Last year the Co-operative, which has 600 hives on its farmland around the country, piloted a scheme to train would-be beekeepers on allotments in Manchester.

 

Now the company is rolling out the idea to other areas in Manchester, London and Inverness as, as part of its Plan Bee programme to help reverse falling numbers of the important pollinator.

 

The scheme, in which people attend a free two-day course, are provided with free kit, bees and an easy-to-use plastic "beehaus" hive if they are interested in keeping bees, is being run with the aim of getting 300 new beekeepers in the city centres.

 

An extra £225,000 announced today for Plan Bee will help fund the beekeeping scheme for city gardens and allotments, along with financing more research into the causes of bee declines.

 

It brings the total funding by the Co-operative for the programme, which was launched in January 2009, to £475,000 – this includes research, raising awareness of the honeybee's plight and efforts to encourage people to plant bee-friendly wildflowers.

 

Funding has gone to research into the potential impacts of pesticides known as neonicotinoids on bees.
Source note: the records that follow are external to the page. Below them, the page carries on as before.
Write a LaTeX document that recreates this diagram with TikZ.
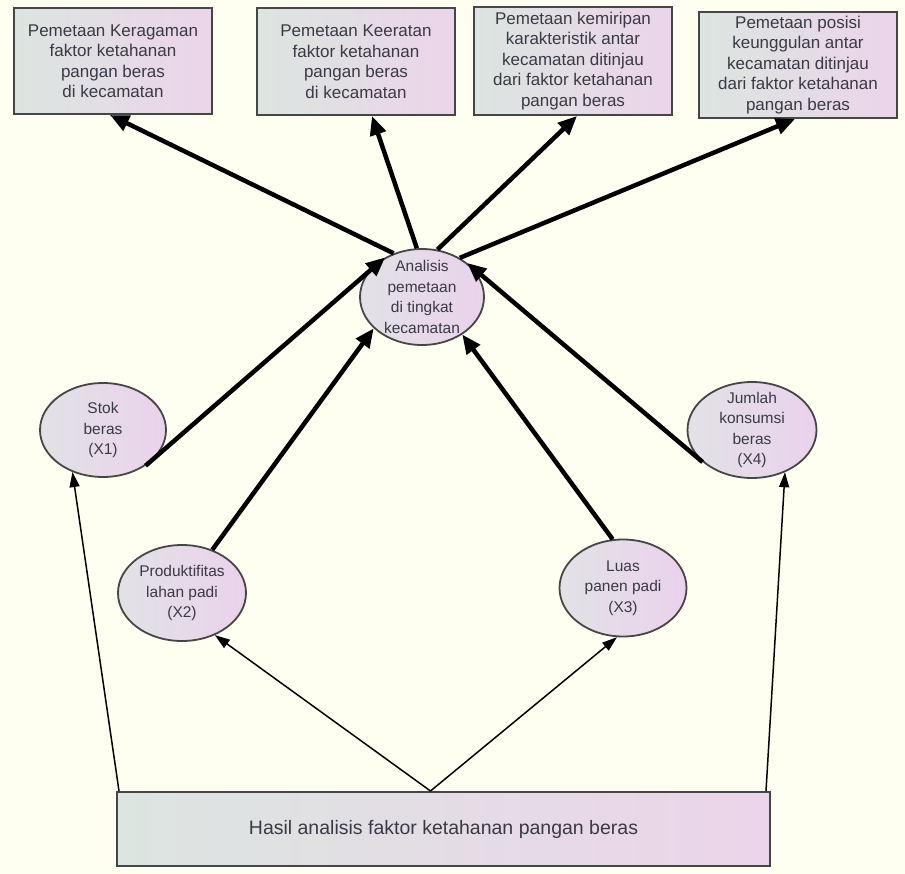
\documentclass[tikz,border=0pt]{standalone}
\usepackage{fontspec}
\setmainfont{Liberation Sans}
\usetikzlibrary{shapes.geometric,arrows.meta,calc}
\definecolor{bg}{RGB}{255,255,241}
\definecolor{fillL}{RGB}{220,229,224}
\definecolor{fillR}{RGB}{236,212,234}
\definecolor{elL}{RGB}{226,226,230}
\definecolor{elR}{RGB}{234,210,236}
\definecolor{txt}{RGB}{58,58,70}
\definecolor{edge}{RGB}{70,70,70}
\begin{document}
\begin{tikzpicture}[x=1pt,y=-1pt,
 topbox/.style={draw=edge,line width=2pt,left color=fillL,right color=fillR,minimum width=198pt,minimum height=106pt,inner sep=0pt,align=center,text=txt,font=\fontsize{17}{20.5}\selectfont},
 ell/.style={ellipse,draw=edge,line width=1.8pt,left color=elL,right color=elR,inner sep=0pt},
 elltext/.style={align=center,text=txt,font=\fontsize{15.5}{20.5}\selectfont,inner sep=0pt},
 bigarrow/.style={line width=4.5pt,black,-{Triangle[length=19pt,width=16pt]}},
 smallarrow/.style={line width=1.5pt,black,-{Triangle[length=15pt,width=10pt]}},
]
\fill[bg] (0,0) rectangle (905,874);
\useasboundingbox (0,0) rectangle (905,874);

% top boxes
\node[topbox] (b1) at (113,61) {Pemetaan Keragaman\\faktor ketahanan\\pangan beras\\di kecamatan};
\node[topbox,minimum height=107pt] (b2) at (356,61.5) {Pemetaan Keeratan\\faktor ketahanan\\pangan beras\\di kecamatan};
\node[topbox,minimum height=108pt] (b3) at (573,61) {Pemetaan kemiripan\\karakteristik antar\\kecamatan ditinjau\\dari faktor ketahanan\\pangan beras};
\node[topbox] (b4) at (798,65) {Pemetaan posisi\\keunggulan antar\\kecamatan ditinjau\\dari faktor ketahanan\\pangan beras};

% ellipses
\node[ell,minimum width=124pt,minimum height=96pt] (an) at (422,297) {};
\node[elltext] (ant) at (an.center) {Analisis\\pemetaan\\di tingkat\\kecamatan};
\node[ell,minimum width=126pt,minimum height=94pt] (stok) at (103,430) {};
\node[elltext] (stokt) at (stok.center) {Stok\\beras\\(X1)};
\node[ell,minimum width=128pt,minimum height=96pt] (prod) at (182,593) {};
\node[elltext] (prodt) at (prod.center) {Produktifitas\\lahan padi\\(X2)};
\node[ell,minimum width=127pt,minimum height=97pt] (luas) at (623,588) {};
\node[elltext] (luast) at (luas.center) {Luas\\panen padi\\(X3)};
\node[ell,minimum width=129pt,minimum height=96pt] (jum) at (752,430) {};
\node[elltext] (jumt) at (jum.center) {Jumlah\\konsumsi\\beras\\(X4)};

% bottom box
\node[draw=edge,line width=2pt,left color=fillL,right color=fillR,minimum width=653pt,minimum height=74pt,inner sep=0pt,text=txt,font=\fontsize{19.5}{22}\selectfont] (hb) at (443.5,829) {Hasil analisis faktor ketahanan pangan beras};

% thick arrows
\draw[bigarrow] (stok.-40) -- (an.133);
\draw[bigarrow] (prod.55) -- (an.213);
\draw[bigarrow] (luas.102) -- (an.-43);
\draw[bigarrow] (jum.213) -- (an.37);
\draw[bigarrow] (an.123) -- ([xshift=-3pt]b1.south);
\draw[bigarrow] (an.96) -- ([xshift=16pt]b2.south);
\draw[bigarrow] (an.72) -- ([xshift=4pt]b3.south);
\draw[bigarrow] (an.46) -- ([xshift=-3pt]b4.south);

% thin arrows
\draw[smallarrow] ([xshift=3pt]hb.north west) -- (stok.-126);
\draw[smallarrow] ([xshift=-13pt]hb.north) -- (prod.-52);
\draw[smallarrow] ([xshift=-13pt]hb.north) -- (luas.-97);
\draw[smallarrow] ([xshift=-5pt]hb.north east) -- (jum.-52);
\end{tikzpicture}
\end{document}
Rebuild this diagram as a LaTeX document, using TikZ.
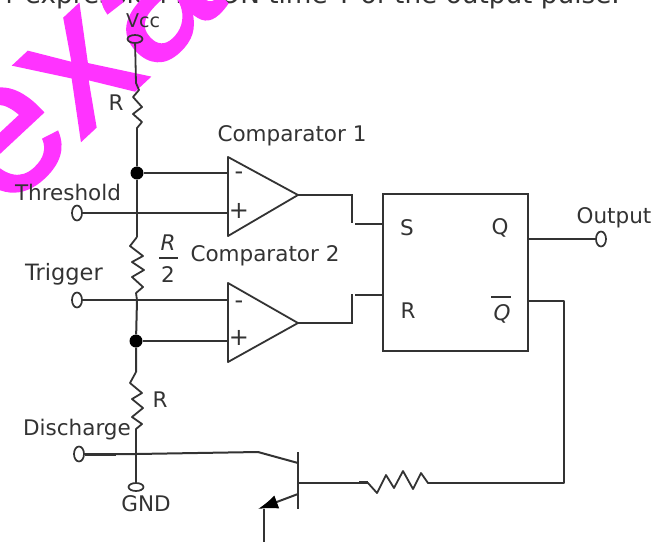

The research programme has also sponsored efforts to map where the native British black honeybees – believed to be hardier than the Italian honeybees most often used in hives – are found, so they can be used to breed tougher queens.

 

The company will also be giving away hundreds of thousands of packets of wildflower seeds, containing bee favourites such as poppies, cornflowers, white campion and corncockle.

 

Paul Monaghan, head of social goals at the Co-operative, said: "Nature's number one pollinating machine appears to be breaking down and no-one knows for sure why.

 

"Urban beekeeping is becoming increasingly popular and could be a vital tool in the reverse of honeybee decline in the UK."

 

He added: "Through our projects we want to show people that you don't have to have acres of land to take up beekeeping."

 

Last year the Westminster government's conservation agency, Natural England, urged householders in towns and cities to consider keeping bees in their gardens and on rooftops or even balconies to counter declining honeybee populations.

 

The agency also backed the launch of the "beehaus" design of beehive and called on people to support bees – including wild bumblebees – by planting insect-friendly plants in their gardens.

 

Bees play an important role in agriculture, with the value of commercial crops that benefit from bee pollination estimated at £100 million to £200m a year while honey is worth £10m-£30m.

 

But bee populations face a growing number of threats including pests and diseases such as the varroa mite and a lack of habitat providing food sources such as wild flowers.

 

Numbers of honeybee colonies have fallen by between 6.7 per cent and almost 12 per cent a year over the past three years, according to government figures.